Who Invented Paintball?

Paintball guns were originally used for other purposes

Paintball players in action
Peter Muller / Getty Images

It's become a popular sport played on indoor and outdoor fields around the world, but legend has it the game of paintball started as a bet between two bored guys trying to determine who was more macho.

According to The New York Times, sometime in the 1970s, Hayes Noel, a stockbroker, and Charles Gaines, a writer and sportsman, were debating which one of them had the sharper survival skills.

When a friend of Gaines showed him the Nelson Paint Company's paintball marker, he was intrigued. Intended for use by foresters to mark trees they intended to cut down, and by ranchers to mark cattle, Gaines and Noel decided to test out one of the guns, loaded with small oil paint-filled pellets, in a mock duel.

First Paintball Competition

Next, the two invited friends to join them in a game of capture the flag, where the objective was the same as with the childhood game: capture the other team's flag without being caught. But in this case, the team members had to avoid being shot by their opponents' paintballs.

The first game of paintball was played in Sutton, New Hampshire on June 27, 1981, by 12 men: Lionel Atwill, Ken Barrett, Bob Carlson, Joe Drindon, Jerome Gary, Bob Gurnsey, Bob Jones, Carl Sandquist, Ronnie Simkins, Richie White, Noel, and Gaines.

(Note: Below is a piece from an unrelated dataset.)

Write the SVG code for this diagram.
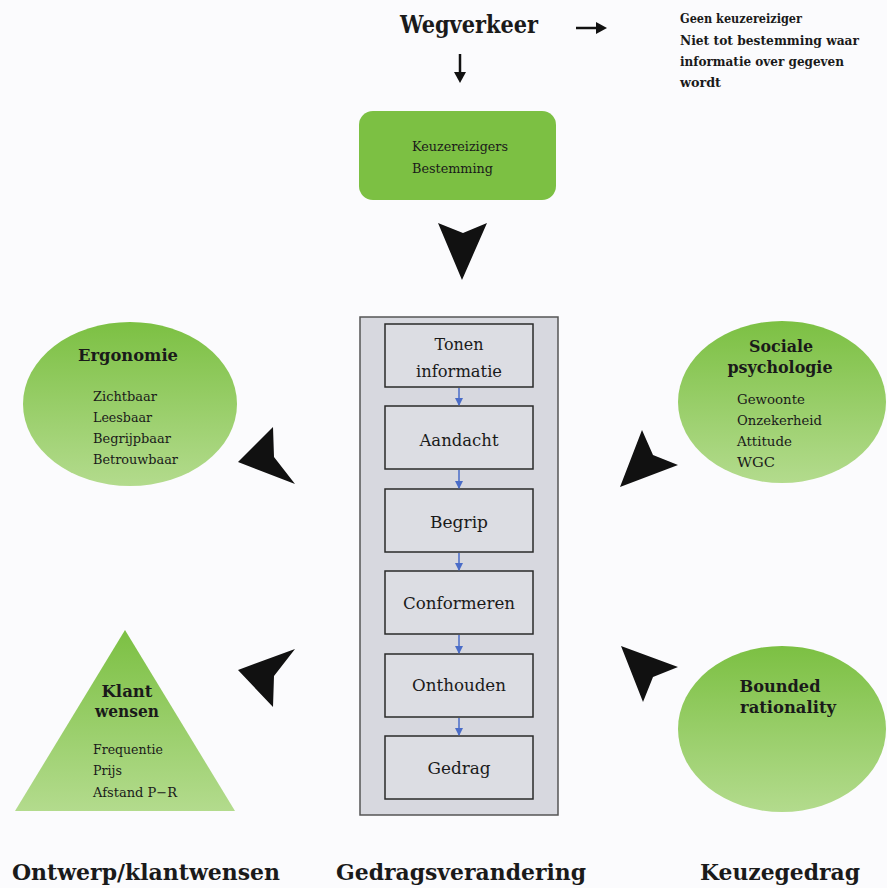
<svg xmlns="http://www.w3.org/2000/svg" width="887" height="888" viewBox="0 0 887 888">
<defs>
<linearGradient id="gg" x1="0" y1="0" x2="0" y2="1">
<stop offset="0" stop-color="#7cc043"/>
<stop offset="1" stop-color="#b3db8d"/>
</linearGradient>
<marker id="ba" viewBox="0 0 8 8" refX="7" refY="4" markerWidth="8" markerHeight="8" markerUnits="userSpaceOnUse" orient="auto">
<path d="M0,0 L8,4 L0,8 z" fill="#4a6cc8"/>
</marker>
<style>
text{font-family:'DejaVu Serif','Liberation Serif',serif;fill:#1a1a1a}
.b{font-weight:bold}
.t{font-size:13px}
.h{font-size:17px;font-weight:bold}
.box{font-size:17px}
.lab{font-size:22px;font-weight:bold}
.inner{fill:#dcdde3;stroke:#2a2a2a;stroke-width:1.5}
.chev{fill:#111}
.blue{stroke:#4a6cc8;stroke-width:1.5;fill:none}
.arr{stroke:#111;stroke-width:2.5;fill:none}
</style>
</defs>
<rect width="887" height="888" fill="#fbfbfd"/>

<g id="wegverkeer">
<text x="400" y="33" font-size="25" class="b" textLength="138" lengthAdjust="spacingAndGlyphs">Wegverkeer</text>
</g>
<g id="geen">
<text class="b" font-size="13" x="680" y="23" textLength="122" lengthAdjust="spacingAndGlyphs">Geen keuzereiziger</text>
<text class="b" font-size="13" x="680" y="45" textLength="179" lengthAdjust="spacingAndGlyphs">Niet tot bestemming waar</text>
<text class="b" font-size="13" x="680" y="66" textLength="164" lengthAdjust="spacingAndGlyphs">informatie over gegeven</text>
<text class="b" font-size="13" x="680" y="87" textLength="41" lengthAdjust="spacingAndGlyphs">wordt</text>
</g>
<g id="keuzereizigers">
<rect x="359" y="111" width="197" height="89" rx="14" fill="#7cc043"/>
<text class="t" x="412" y="151" textLength="96" lengthAdjust="spacingAndGlyphs">Keuzereizigers</text>
<text class="t" x="412" y="173" textLength="81" lengthAdjust="spacingAndGlyphs">Bestemming</text>
</g>

<g id="gedragsverandering">
<rect x="360" y="317" width="198" height="498" fill="#d7d8df" stroke="#555" stroke-width="1.5"/>
<g id="tonen">
<rect class="inner" x="385" y="324" width="148" height="63"/>
<text class="box" x="459" y="350" text-anchor="middle" textLength="49" lengthAdjust="spacingAndGlyphs">Tonen</text>
<text class="box" x="459" y="377" text-anchor="middle" textLength="86" lengthAdjust="spacingAndGlyphs">informatie</text>
</g>
<g id="aandacht">
<rect class="inner" x="385" y="406" width="148" height="63"/>
<text class="box" x="459" y="446" text-anchor="middle" textLength="79" lengthAdjust="spacingAndGlyphs">Aandacht</text>
</g>
<g id="begrip">
<rect class="inner" x="385" y="489" width="148" height="63"/>
<text class="box" x="459" y="528" text-anchor="middle" textLength="58" lengthAdjust="spacingAndGlyphs">Begrip</text>
</g>
<g id="conformeren">
<rect class="inner" x="385" y="571" width="148" height="63"/>
<text class="box" x="459" y="609" text-anchor="middle" textLength="112" lengthAdjust="spacingAndGlyphs">Conformeren</text>
</g>
<g id="onthouden">
<rect class="inner" x="385" y="654" width="148" height="63"/>
<text class="box" x="459" y="691" text-anchor="middle" textLength="94" lengthAdjust="spacingAndGlyphs">Onthouden</text>
</g>
<g id="gedrag">
<rect class="inner" x="385" y="736" width="148" height="63"/>
<text class="box" x="459" y="774" text-anchor="middle" textLength="63" lengthAdjust="spacingAndGlyphs">Gedrag</text>
</g>
</g>

<g id="ergonomie">
<ellipse cx="130" cy="404" rx="107" ry="82" fill="url(#gg)"/>
<text class="h" x="128" y="361" text-anchor="middle" textLength="100" lengthAdjust="spacingAndGlyphs">Ergonomie</text>
<text class="t" x="93" y="401" textLength="64" lengthAdjust="spacingAndGlyphs">Zichtbaar</text>
<text class="t" x="93" y="422" textLength="59" lengthAdjust="spacingAndGlyphs">Leesbaar</text>
<text class="t" x="93" y="443" textLength="78" lengthAdjust="spacingAndGlyphs">Begrijpbaar</text>
<text class="t" x="93" y="464" textLength="85" lengthAdjust="spacingAndGlyphs">Betrouwbaar</text>
</g>

<g id="sociale">
<ellipse cx="782" cy="402" rx="104" ry="81" fill="url(#gg)"/>
<text class="h" x="781" y="352" text-anchor="middle" textLength="64" lengthAdjust="spacingAndGlyphs">Sociale</text>
<text class="h" x="780" y="373" text-anchor="middle" textLength="105" lengthAdjust="spacingAndGlyphs">psychologie</text>
<text class="t" x="737" y="404" textLength="68" lengthAdjust="spacingAndGlyphs">Gewoonte</text>
<text class="t" x="737" y="425" textLength="85" lengthAdjust="spacingAndGlyphs">Onzekerheid</text>
<text class="t" x="737" y="446" textLength="55" lengthAdjust="spacingAndGlyphs">Attitude</text>
<text class="t" x="737" y="467" textLength="38" lengthAdjust="spacingAndGlyphs">WGC</text>
</g>

<g id="bounded">
<ellipse cx="782" cy="729" rx="104" ry="83" fill="url(#gg)"/>
<text class="h" x="780" y="692" text-anchor="middle" textLength="81" lengthAdjust="spacingAndGlyphs">Bounded</text>
<text class="h" x="788" y="713" text-anchor="middle" textLength="96" lengthAdjust="spacingAndGlyphs">rationality</text>
</g>

<g id="klant">
<polygon points="125,630 15,811 235,811" fill="url(#gg)"/>
<text class="h" x="127" y="697" text-anchor="middle" textLength="51" lengthAdjust="spacingAndGlyphs">Klant</text>
<text class="h" x="127" y="717" text-anchor="middle" textLength="64" lengthAdjust="spacingAndGlyphs">wensen</text>
<text class="t" x="93" y="754" textLength="70" lengthAdjust="spacingAndGlyphs">Frequentie</text>
<text class="t" x="93" y="775" textLength="29" lengthAdjust="spacingAndGlyphs">Prijs</text>
<text class="t" x="93" y="797" textLength="84" lengthAdjust="spacingAndGlyphs">Afstand P−R</text>
</g>

<g id="labels">
<text class="lab" x="12" y="880" textLength="268" lengthAdjust="spacingAndGlyphs">Ontwerp/klantwensen</text>
<text class="lab" x="336" y="880" textLength="250" lengthAdjust="spacingAndGlyphs">Gedragsverandering</text>
<text class="lab" x="700" y="880" textLength="160" lengthAdjust="spacingAndGlyphs">Keuzegedrag</text>
</g>

<g id="connectors">
<path class="arr" d="M576,28 H598"/>
<polygon points="596,22 607,28 596,34" fill="#111"/>
<path class="arr" d="M460,54 V74"/>
<polygon points="454,72 460,83 466,72" fill="#111"/>
<polygon class="chev" points="438,223 463,233 487,223 462,280"/>
<polygon class="chev" points="273,427 274,457 295,484 238,462"/>
<polygon class="chev" points="642,430 653,455 678,465 620,487"/>
<polygon class="chev" points="295,649 274,676 273,707 238,670"/>
<polygon class="chev" points="678,667 653,677 643,702 621,646"/>
<line class="blue" x1="459" y1="388" x2="459" y2="405" marker-end="url(#ba)"/>
<line class="blue" x1="459" y1="470" x2="459" y2="488" marker-end="url(#ba)"/>
<line class="blue" x1="459" y1="553" x2="459" y2="570" marker-end="url(#ba)"/>
<line class="blue" x1="459" y1="635" x2="459" y2="653" marker-end="url(#ba)"/>
<line class="blue" x1="459" y1="718" x2="459" y2="735" marker-end="url(#ba)"/>
</g>
</svg>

Richie White, a forester, was named the winner, which seemed to settle the original argument (about who would survive more easily) in Gaines' favor

The game caught public attention when Sports Illustrated wrote an article about this first paintball attempt. Gaines, Gurnsey, and Noel got the license from Nelson Paint Company to use the paintball guns for recreational purposes and started a company called National Survival Game.

History of the Paintball Marker

In the 1970s the U.S. Forestry Service asked the Nelson Paint Company to come up with a way for loggers and foresters to mark trees a significant distance away. The company had already come up with guns that squirted paint for this purpose, but they had limited range.

So Charles Nelson partnered with air gun manufacturer Daisy to make a device that would propel oil-based paint pellets a long distance. Daisy came up with a device it called the Splotchmaker, which Nelson marketed under the name Nel-Spot 007. It was this device that caught the attention of Noel and Gaines.

Paintball as a Worldwide Sport

Some newer versions of paintball pellets are water-based rather than oil-based, and new gun designs are created all the time.

Paintball in the modern era has evolved into a highly competitive sport that comes in many different forms, ranging from small groups of friends playing in the backyard to thousands of people reenacting the World War II D-Day invasion of Normandy to high-speed games played on ESPN.

Paintball today is a multi-million dollar industry with different types of guns and all manner of protective body gear, goggles, and masks available.